● Task goal: Transcribe every line exactly and omit anything that is a picture.

#####

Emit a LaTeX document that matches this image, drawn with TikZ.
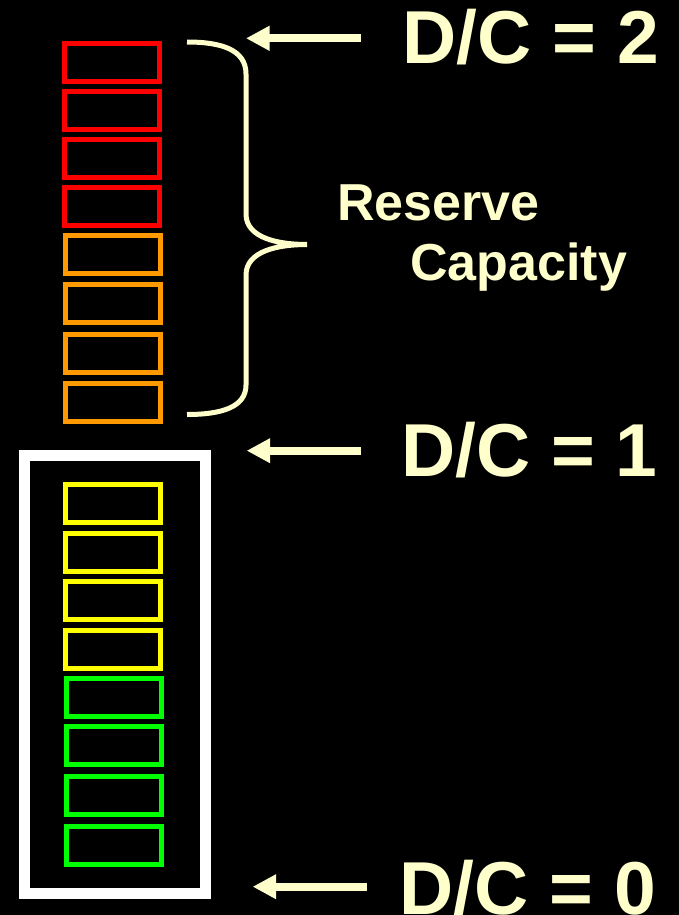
\documentclass[tikz,border=0pt]{standalone}
\usepackage{fontspec}
\setmainfont{Liberation Sans}
\usetikzlibrary{arrows.meta}
\definecolor{cream}{HTML}{FFFFCC}
\definecolor{cred}{HTML}{FF0000}
\definecolor{corange}{HTML}{FF9900}
\definecolor{cyellow}{HTML}{FFFF00}
\definecolor{cgreen}{HTML}{00FF00}
\tikzset{
  cell/.style={draw=#1, line width=5pt, minimum width=95pt, minimum height=38pt, inner sep=0pt, outer sep=0pt},
  bigtext/.style={text=cream, anchor=base west, inner sep=0pt, font=\fontsize{75}{90}\selectfont\bfseries},
  midtext/.style={text=cream, anchor=base west, inner sep=0pt, font=\fontsize{52}{62}\selectfont\bfseries},
  pointer/.style={draw=cream, line width=8pt, -{Triangle[length=23.5pt, width=23.5pt]}},
}
\begin{document}
\begin{tikzpicture}[x=1pt,y=-1pt]
\fill[black] (0,0) rectangle (679,915);
\useasboundingbox (0,0) rectangle (679,915);
% reserve cells
\node[cell=cred] (r1) at (112,62.2) {};
\node[cell=cred] (r2) at (112,110.8) {};
\node[cell=cred] (r3) at (112,158.2) {};
\node[cell=cred] (r4) at (112,206.5) {};
\node[cell=corange] (o1) at (112.8,254.8) {};
\node[cell=corange] (o2) at (112.8,303.8) {};
\node[cell=corange] (o3) at (112.8,353.8) {};
\node[cell=corange] (o4) at (112.8,402.5) {};
% used cells
\node[cell=cyellow] (y1) at (112.8,503.8) {};
\node[cell=cyellow] (y2) at (112.8,552.8) {};
\node[cell=cyellow] (y3) at (112.8,600.2) {};
\node[cell=cyellow] (y4) at (112.8,649.0) {};
\node[cell=cgreen] (g1) at (113.5,697.0) {};
\node[cell=cgreen] (g2) at (113.5,745.8) {};
\node[cell=cgreen] (g3) at (113.5,795.8) {};
\node[cell=cgreen] (g4) at (113.5,845.0) {};
% white frame
\node[draw=white, line width=10.5pt, minimum width=181pt, minimum height=438.2pt, inner sep=0pt] (frame) at (115.2,674.6) {};
% brace
\coordinate (bt) at (187,42);
\coordinate (bm) at (307,244.5);
\coordinate (bb) at (187,414.5);
\draw[cream, line width=5pt]
  (bt) .. controls (222,42) and (246,50) .. (246,74)
  -- (246,214) .. controls (246,238) and (278,244.5) .. (bm)
  .. controls (278,244.5) and (246,251) .. (246,275)
  -- (246,385) .. controls (246,407) and (222,414.5) .. (bb);
% labels
\node[bigtext] (dc2) at (402.5,63.3) {D/C = 2};
\node[bigtext] (dc1) at (401,476.7) {D/C = 1};
\node[bigtext] (dc0) at (399.5,914) {D/C = 0};
\node[midtext] (res) at (337,220) {Reserve};
\node[midtext] (cap) at (410,280) {Capacity};
% arrows
\coordinate (a2s) at (360.7,38.3);
\coordinate (a2t) at (246,38.3);
\coordinate (a1s) at (361,450.7);
\coordinate (a1t) at (246.7,450.7);
\coordinate (a0s) at (367,886.7);
\coordinate (a0t) at (252.7,886.7);
\draw[pointer] (a2s) -- (a2t);
\draw[pointer] (a1s) -- (a1t);
\draw[pointer] (a0s) -- (a0t);
\end{tikzpicture}
\end{document}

#####

● In response:
Emit a LaTeX document that matches this image, drawn with TikZ.
\documentclass[tikz,border=0pt]{standalone}
\usepackage{fontspec}
\setmainfont{Liberation Sans}
\usetikzlibrary{arrows.meta}
\definecolor{cream}{HTML}{FFFFCC}
\definecolor{cred}{HTML}{FF0000}
\definecolor{corange}{HTML}{FF9900}
\definecolor{cyellow}{HTML}{FFFF00}
\definecolor{cgreen}{HTML}{00FF00}
\tikzset{
  cell/.style={draw=#1, line width=5pt, minimum width=95pt, minimum height=38pt, inner sep=0pt, outer sep=0pt},
  bigtext/.style={text=cream, anchor=base west, inner sep=0pt, font=\fontsize{75}{90}\selectfont\bfseries},
  midtext/.style={text=cream, anchor=base west, inner sep=0pt, font=\fontsize{52}{62}\selectfont\bfseries},
  pointer/.style={draw=cream, line width=8pt, -{Triangle[length=23.5pt, width=23.5pt]}},
}
\begin{document}
\begin{tikzpicture}[x=1pt,y=-1pt]
\fill[black] (0,0) rectangle (679,915);
\useasboundingbox (0,0) rectangle (679,915);
% reserve cells
\node[cell=cred] (r1) at (112,62.2) {};
\node[cell=cred] (r2) at (112,110.8) {};
\node[cell=cred] (r3) at (112,158.2) {};
\node[cell=cred] (r4) at (112,206.5) {};
\node[cell=corange] (o1) at (112.8,254.8) {};
\node[cell=corange] (o2) at (112.8,303.8) {};
\node[cell=corange] (o3) at (112.8,353.8) {};
\node[cell=corange] (o4) at (112.8,402.5) {};
% used cells
\node[cell=cyellow] (y1) at (112.8,503.8) {};
\node[cell=cyellow] (y2) at (112.8,552.8) {};
\node[cell=cyellow] (y3) at (112.8,600.2) {};
\node[cell=cyellow] (y4) at (112.8,649.0) {};
\node[cell=cgreen] (g1) at (113.5,697.0) {};
\node[cell=cgreen] (g2) at (113.5,745.8) {};
\node[cell=cgreen] (g3) at (113.5,795.8) {};
\node[cell=cgreen] (g4) at (113.5,845.0) {};
% white frame
\node[draw=white, line width=10.5pt, minimum width=181pt, minimum height=438.2pt, inner sep=0pt] (frame) at (115.2,674.6) {};
% brace
\coordinate (bt) at (187,42);
\coordinate (bm) at (307,244.5);
\coordinate (bb) at (187,414.5);
\draw[cream, line width=5pt]
  (bt) .. controls (222,42) and (246,50) .. (246,74)
  -- (246,214) .. controls (246,238) and (278,244.5) .. (bm)
  .. controls (278,244.5) and (246,251) .. (246,275)
  -- (246,385) .. controls (246,407) and (222,414.5) .. (bb);
% labels
\node[bigtext] (dc2) at (402.5,63.3) {D/C = 2};
\node[bigtext] (dc1) at (401,476.7) {D/C = 1};
\node[bigtext] (dc0) at (399.5,914) {D/C = 0};
\node[midtext] (res) at (337,220) {Reserve};
\node[midtext] (cap) at (410,280) {Capacity};
% arrows
\coordinate (a2s) at (360.7,38.3);
\coordinate (a2t) at (246,38.3);
\coordinate (a1s) at (361,450.7);
\coordinate (a1t) at (246.7,450.7);
\coordinate (a0s) at (367,886.7);
\coordinate (a0t) at (252.7,886.7);
\draw[pointer] (a2s) -- (a2t);
\draw[pointer] (a1s) -- (a1t);
\draw[pointer] (a0s) -- (a0t);
\end{tikzpicture}
\end{document}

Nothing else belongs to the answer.